2019 outlook seems strong.
Call it something in the air: Would-be condo buyers in San Francisco stuck to the sidelines last quarter, as market volatility and the city’s air quality from the Camp Fire likely chilled an otherwise-excellent year for condo sales.
November was a slow month for the downtown market, with 579 closings amounting to a nearly 20 percent year-over-year drop from 2017, according to a report from Compass Real Estate. For the year as a whole, however, sale volumes rose by 6.5 percent. The report focused on San Francisco districts 6-9, where a majority of new condo developments are hitting the market.

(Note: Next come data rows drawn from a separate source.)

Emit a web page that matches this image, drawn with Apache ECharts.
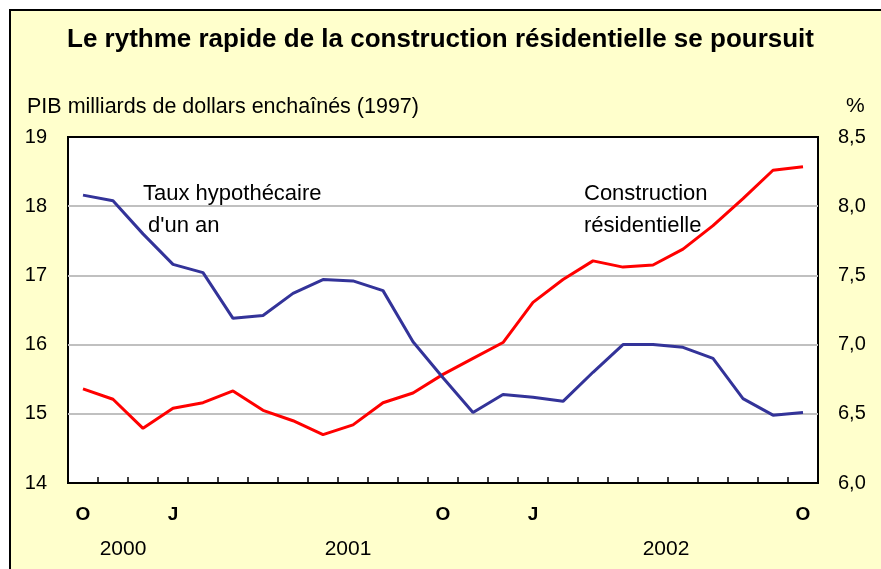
<!DOCTYPE html>
<html><head><meta charset="utf-8">
<script src="https://cdn.jsdelivr.net/npm/echarts@6/dist/echarts.min.js"></script>
<style>
html,body{margin:0;padding:0;background:#fff;}
#frame{position:absolute;left:9px;top:9px;width:900px;height:600px;border:2px solid #000;background:#FFFFCC;box-sizing:border-box;}
#c{position:absolute;left:0;top:0;width:881px;height:569px;}
</style></head>
<body>
<div id="frame"></div>
<div id="c"></div>
<script>
const months = ['2000-10','2000-11','2000-12','2001-01','2001-02','2001-03','2001-04','2001-05','2001-06','2001-07','2001-08','2001-09','2001-10','2001-11','2001-12','2002-01','2002-02','2002-03','2002-04','2002-05','2002-06','2002-07','2002-08','2002-09','2002-10'];
const monthLabels = ['O','','','J','','','','','','','','','O','','','J','','','','','','','','','O'];
const yearLabels = ['','2000','','','','','','','','2001','','','','','','','','','','2002','','','','',''];
const construction = [15.36,15.21,14.79,15.08,15.16,15.33,15.05,14.90,14.70,14.84,15.16,15.30,15.57,15.80,16.03,16.61,16.94,17.21,17.12,17.15,17.38,17.72,18.11,18.52,18.57];
const mortgage = [8.08,8.04,7.80,7.58,7.52,7.19,7.21,7.37,7.47,7.46,7.39,7.02,6.76,6.51,6.64,6.62,6.59,6.80,7.00,7.00,6.98,6.90,6.61,6.49,6.51];
const leftTicks = {min:14,max:19,interval:1};
const rightTicks = {min:6,max:8.5,interval:0.5};

const F = 'Arial, "Liberation Sans", sans-serif';
const chart = echarts.init(document.getElementById('c'), null, {renderer:'canvas'});
chart.setOption({
  backgroundColor:'transparent',
  animation:false,
  textStyle:{fontFamily:F},
  title:[
    {text:'Le rythme rapide de la construction résidentielle se poursuit', left:'center', top:22,
     textStyle:{fontFamily:F,fontSize:26,fontWeight:'bold',color:'#000'}},
    {text:'PIB milliards de dollars enchaînés (1997)', left:22, top:91,
     textStyle:{fontFamily:F,fontSize:21.5,fontWeight:'normal',color:'#000'}},
    {text:'%', left:841, top:91,
     textStyle:{fontFamily:F,fontSize:21,fontWeight:'normal',color:'#000'}}
  ],
  grid:{left:68,right:63,top:137,bottom:86,show:true,backgroundColor:'#fff',borderColor:'#000',borderWidth:2},
  xAxis:[
    {type:'category',data:months,boundaryGap:true,position:'bottom',
     axisLine:{show:true,lineStyle:{color:'#000',width:2}},
     axisTick:{show:true,inside:true,length:6,interval:0,lineStyle:{color:'#000',width:1.5}},
     axisLabel:{interval:0,margin:22,fontFamily:F,fontSize:19,fontWeight:'bold',color:'#000',
       formatter:(v,i)=>monthLabels[i]}},
    {type:'category',data:months,boundaryGap:true,position:'bottom',
     axisLine:{show:false},axisTick:{show:false},
     axisLabel:{interval:0,margin:56,color:'#000',
       formatter:(v,i)=>yearLabels[i]?('{y'+i+'|'+yearLabels[i]+'}'):'',
       rich:{
         y1:{fontFamily:F,fontSize:21,color:'#000',padding:[0,0,0,20]},
         y9:{fontFamily:F,fontSize:21,color:'#000',padding:[0,10,0,0]},
         y19:{fontFamily:F,fontSize:21,color:'#000',padding:[0,0,0,26]}
       }}}
  ],
  yAxis:[
    {type:'value',position:'left',min:leftTicks.min,max:leftTicks.max,interval:leftTicks.interval,
     axisLine:{show:false},axisTick:{show:false},
     axisLabel:{margin:21,fontFamily:F,fontSize:20,color:'#000'},
     splitLine:{show:true,lineStyle:{color:['#000','#C0C0C0','#C0C0C0','#C0C0C0','#C0C0C0','#000'],width:2}}},
    {type:'value',position:'right',min:rightTicks.min,max:rightTicks.max,interval:rightTicks.interval,
     axisLine:{show:false},axisTick:{show:false},
     axisLabel:{margin:20,fontFamily:F,fontSize:20,color:'#000',
       formatter:v=>v.toFixed(1).replace('.',',')},
     splitLine:{show:false}}
  ],
  graphic:[
    {type:'text',left:143,top:183,style:{text:'Taux hypothécaire',font:'22px '+F,fill:'#000'}},
    {type:'text',left:148,top:215,style:{text:"d'un an",font:'22px '+F,fill:'#000'}},
    {type:'text',left:584,top:183,style:{text:'Construction',font:'22px '+F,fill:'#000'}},
    {type:'text',left:584,top:215,style:{text:'résidentielle',font:'22px '+F,fill:'#000'}}
  ],
  series:[
    {name:'Construction résidentielle',type:'line',xAxisIndex:0,yAxisIndex:0,data:construction,
     symbol:'none',lineStyle:{color:'#FF0000',width:3},z:3},
    {name:"Taux hypothécaire d'un an",type:'line',xAxisIndex:0,yAxisIndex:1,data:mortgage,
     symbol:'none',lineStyle:{color:'#333399',width:3},z:4}
  ]
});
</script>
</body></html>
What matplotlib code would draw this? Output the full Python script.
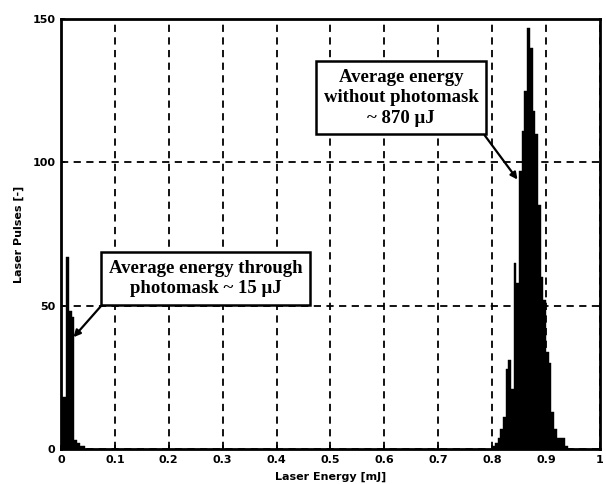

Condo prices per square foot rose to $1,252, up 6.6 percent from 2017. (Check out the slideshow above of the most expensive new condo projects, ranked by price per square foot.) Only 641 new condos were on the market in December, down 12 percent from 2017.
Selma Hepp, chief economist at Compass, said the market in 2019 looks to bounce back and conditions are favorable for buyers — especially those in the luxury market, with new high-end developments opening in the Marina and elsewhere.
“The price growth is slower than it used to be, so the sticker shock is maybe a bit less,” Hepp said.
Condos sold on average for $1.4 million last quarter, on par with Q4 of 2017.
The best-performing condo markets were in the Marina and Financial Districts, according to Compass’s Condominium Price Tracker, which determines a moving average that factors in new construction and resale transactions.
In spite of the transaction volume slowdown at the end of last year, analysts see a strong pickup in January that they predict will continue through the year.
“I think there’s a lot of promise in 2019 — especially with IPOs on the way — you might see a lot more minted millionaires going from renting to upgrading (with condos), or as a steady investment,” said Miles Garber, vice president of research at Polaris Pacific, noting the proximity of nascent-public technology companies such as Slack, Uber, Airbnb, among others.
Rising construction costs, Garber said, have prevented some developers from breaking ground on condos that would cater to first-time home buyers.
“The tricky part now is that missing middle, of $1,300-$1,500 per square foot, due to rising construction costs,” Garber said. “But super-luxury projects (above $2,000 per square foot) are still able to pencil.”
The most expensive downtown condo market was District 7, which spans the Marina, Cow Hollow, Pacific Heights and Presidio Heights, where condos closed at $1.6 million on average over 90 deals last quarter.
Condos in District 6, which includes Lower Pacific Heights and Hayes Valley, sold for an average of $1.2 million. District 6 tends to have less expensive condo offerings than units closer to downtown. While there are no currently-selling new developments, a string of high valuations at the end of 2018, the report said, indicates a potential price appreciation for the area.